Fed by an increasing number of U.S. retirees, some Merida suburbs are expanding at a rate of 7 percent a year, especially to the north and south of the city, which was known in the Mayan era as T'Ho.
Yucatan state has over 3,500 known archaeological sites but just 22 government archaeologists. While attention focuses on big ruins like Chichen Itza or Uxmal, only about 17 of the state's sites are even open to the public.
"There is never going to be enough money to recover the 3,500 sites in Yucatan, impossible," said Jose Huchim, an archaeologist who works for the National Institute of Anthropology and History, the INAH.
One option is to leave the sites undisturbed.
"As long as humans don't touch the relics, they will last thousands of years," Huchim said. "Let's not eat all the cake at once. I'm of the opinion we have to leave something for the future generations of archaeologists."

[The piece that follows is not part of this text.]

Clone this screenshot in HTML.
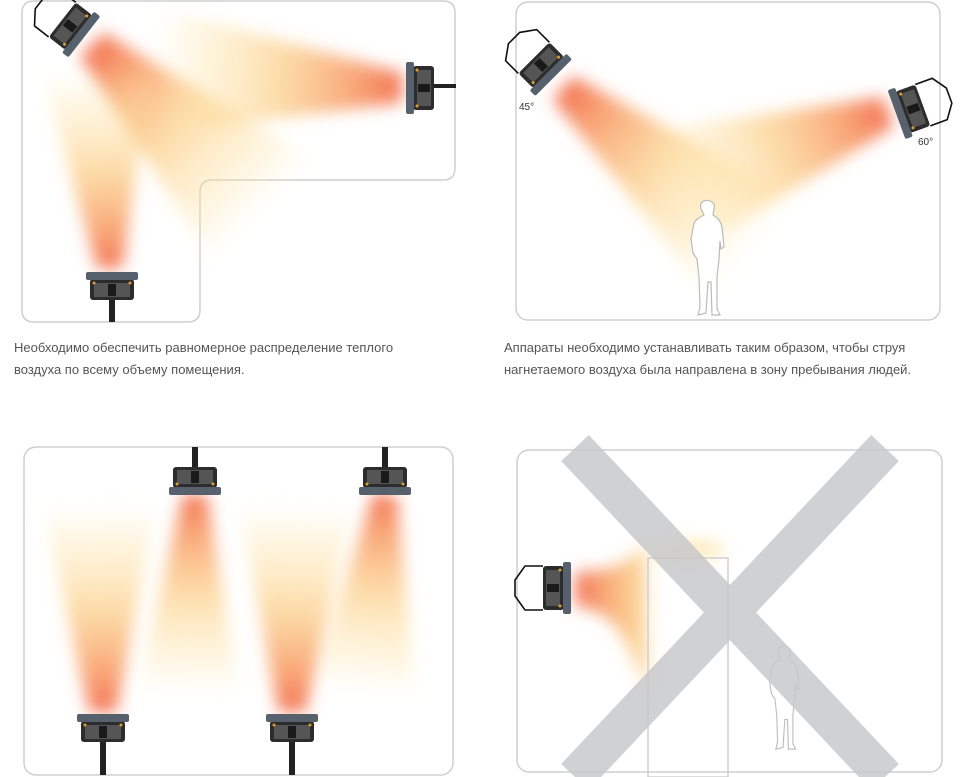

But sometimes a housing development is planned on top of a ruin site, often a smaller Maya satellite settlement that might contain dozens of houses and a few raised temple platforms.
When that happens, archaeologists have to rush in to save what they can, often marking off spaces to conserve some foundations at the site while removing relics like pottery and jewelry for further study or display.
Huchim recalls one out-of-state developer who bought a piece of land on the outskirts of Merida hoping to build houses—and found out there were the foundations of about 170 Mayan-era structures on the property, including 10 temple platforms. He persuaded the businessman to preserve some of the temple mounds as part of the parks area of the housing development, and the developer got so excited he decided to give Maya names to the streets.
"This could be part of the 'plus' for your development," Huchim said he told the builder.
When they have to save artifacts, archaeologists do "rescues"—quick digs before commercial construction begins.
They say they have turned up fascinating details about daily life among Maya commoners, precisely because they have been digging in the suburbs. Colonial-era development in Merida's center, founded in 1542, erased many of the Maya vestiges from the area's thin soil. But on the outskirts, remains have been found dating from about 900 B.C. to about the time of the Spanish conquest.
INAH archaeologist Luis Pantoja said digs on the outskirts have turned up the foundations of commoners' houses, which were at first round, then square or rectangular. The "traditional" Mayan oval-shaped house, which is believed to maximize airflow in the extremely hot climate, wasn't developed until later.
Only the stone foundations of the ancient houses are left, because the upper part of the homes were made of perishable materials like wood, mud, reed or thatch.
Rafael Burgos, another government archaeologist, noted that as difficult as the situation is in Merida, at least the city government requires an archaeological survey before building permits are granted. In the rest of the state, such rules often don't exist.
"Many of the building projects in outlying towns aren't even reported" to the government history institute, Burgos said.
The experts rely on the awareness of Yucatan's residents, many of them modern-day Mayas, to alert authorities.
"We learn about it from members of the communities, who make anonymous calls to report: 'They're building at such-and-such a site'," Burgos said.